Tourism Operators: 2026 Year of the Horse is your Next Big Break

by | Oct 28, 2024

Every February, while much of the world is still packing away Christmas lights, China lights up the sky for its own blockbuster holiday. Chinese New Year is no backyard barbecue – it’s the planet’s largest annual celebration and the single biggest travel period on Earth. Millions of families criss-cross the globe to reconnect, feast, and welcome a fresh start. For New Zealand tourism operators, that means opportunity, especially in 2026, when the zodiac calendar delivers something special: the Year of the Fire Horse. If you want a piece of that action, the time to plan is now.

Right, listen up. Chinese New Year isn’t just a couple of paper dragons and a few sparklers. It’s the biggest annual celebration on the planet. We’re talking the world’s largest human migration -hundreds of millions of people heading home for a fortnight of food, fireworks and family. And in 2026, it’s not just any Chinese New Year. We’re charging head-first into the Year of the Fire Horse. That’s horsepower with a turbocharger, and if you’re in New Zealand tourism, it’s time to saddle up.

The official kick-off is Tuesday, 17 February 2026. Forget a single night of festivities; this is a two-week marathon that crescendos with the Lantern Festival. Families clean house, sweep out the bad luck, then plaster every doorway in red lanterns and upside-down “fortune” symbols to invite prosperity. There’s a reason for the red: good luck, plenty of it, and a reason for the dumplings, fish, and endless banquets: each dish screams wealth, abundance, and new beginnings.
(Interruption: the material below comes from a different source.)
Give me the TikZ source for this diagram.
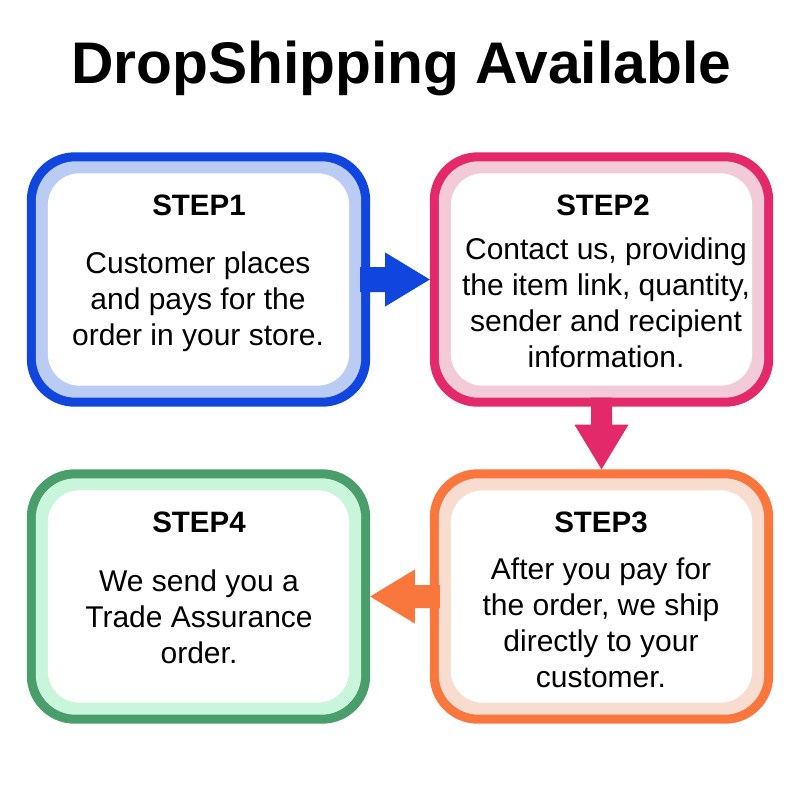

Fireworks? They’re not for show; they’re to blast away the lingering demons of the old year.

So, what does this have to do with you, the savvy Kiwi operator? Everything. Chinese travellers already see New Zealand as a bucket-list destination, and the Fire Horse year is about energy, ambition and action. Translation: people are itching to go somewhere exciting. That somewhere could – and should – be here.

Here’s the kicker: 2026’s Horse isn’t your plodding farm hack. This is the Fire Horse: think racehorse at full gallop. The Chinese zodiac paints Horse folk as restless, adventurous, and allergic to boredom. They’re the ones who can’t sit through a meeting because they’re already booking their next adrenaline hit. If that doesn’t scream ‘Queenstown bungee’ or ‘Rotorua zip-line’ or ‘Taupō sky-dive,’ I don’t know what does.

And let’s be blunt: we need them. Tourism numbers are bouncing back, but competition is brutal. Japan’s already out there selling cherry blossoms. Australia’s flogging beaches. What have we got? Wild landscapes, world-class food and wine, and the clean-green adventure brand to match a Horse-year traveller’s personality. The timing is perfect—late summer down here, warm days, long evenings. Position your product now or watch someone else snag the market.

This is not the year to play small. Horses hate small. 2026 demands bold moves – packages tailored to families who travel en masse, marketing that speaks directly to Chinese social media channels like WeChat, and experiences that blend tradition with thrill. Picture a Lantern Festival add-on in Auckland or Wellington: night markets, red-lit river cruises, even simple touches like horse-themed cocktails and Fire-Horse tasting menus. It’s not cultural appropriation; it’s smart business and respectful celebration.

Of course, the Horse has its quirks. They’re independent and a bit reckless. Perfect. Build itineraries that let them roam: self-drive scenic routes, hiking adventures, island-hopping. Make it easy to book on the go and impossible to get bored.

So, here’s the takeaway: the Fire Horse year will not wait for you to catch up. It’s fast, it’s loud, and it’s coming whether you’re ready or not. Start plotting now: partnerships with Chinese travel agencies, targeted campaigns in Mandarin, and packages that scream freedom and excitement.

The world’s biggest party is saddling up. If you want a piece of it, giddy up yourself. The Horse doesn’t hang around for stragglers.